Like many other aspects of The White Devil, its structure is ambiguous. In its published title page it claimed to be a tragedy. But can it really be said to be one?
It has been likened to a chronicle, or history play, with which genre it also shares other characteristics:
- It is based on real events like the papal election and the trial
- It has a sequence of chronological events.
However, the characters do not closely resemble the historical characters on which they are based.
Satire or tragic-comedy?
The White Devil make comments about contemporary society and illuminates the prevalent corruption through mockery, which would enable us to regard it as a satire. However, there are also genuine tragic elements which evoke our sympathy rather than scorn. For example, there is nobility in the way in which Vittoria defends herself at her trial and later faces death, whilst Cornelia's grief and madness inspires pathos even in the hardened characters of the play.

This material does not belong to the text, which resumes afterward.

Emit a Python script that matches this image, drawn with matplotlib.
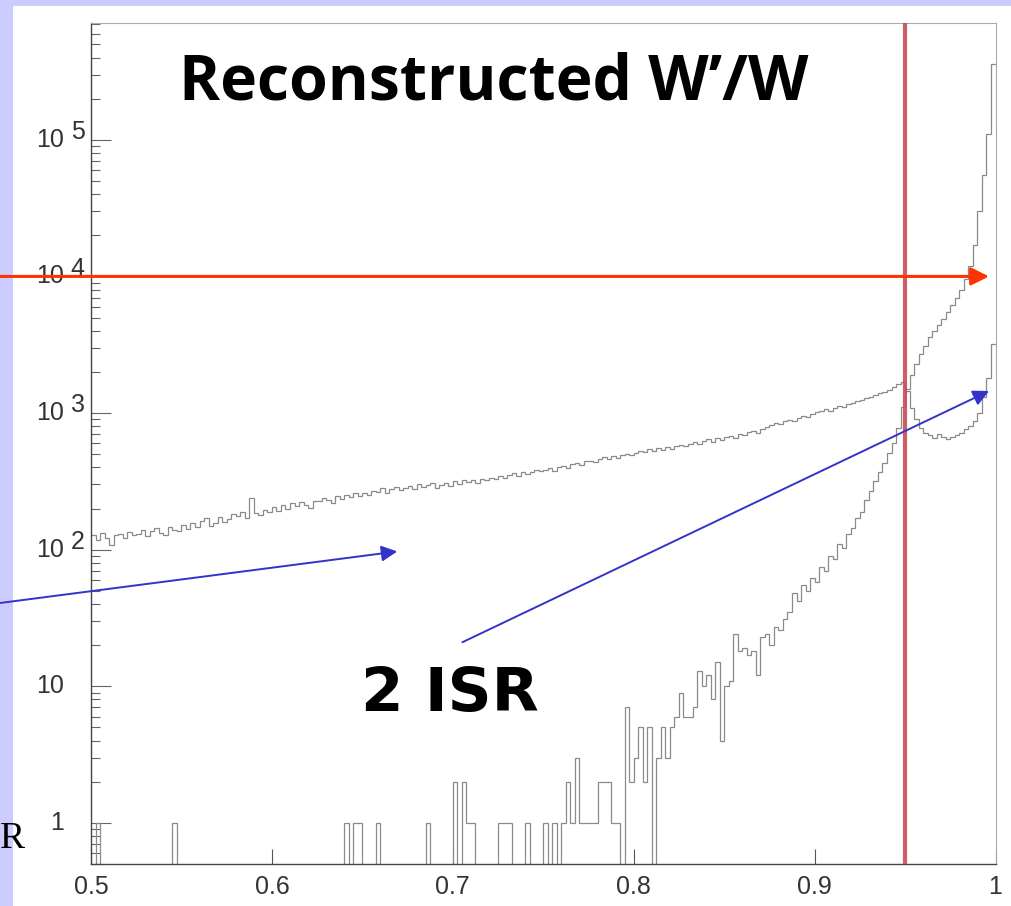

That said, Webster often subverts the tragedy with the introduction of comic touches, such as those provided by Flamineo. There are Flamineo's acerbic asides and his macabre mock-death in Act 5 scene 6. His response to his fake death is so exaggerated as to be almost a parody:
Most stinking soot, the chimney is a-fire –
My liver's parboiled like Scotch holy-bread;
There's a plumber laying out pipes in my guts, it scalds'
Once the audience has been carried along in this way, it is perhaps harder for them to see Flamineo as a really tragic figure in the face of his actual death later in the same scene.
The dominant tone of the play is its criticism of a corrupt society, the very real consequences of which provide the elements of tragedy.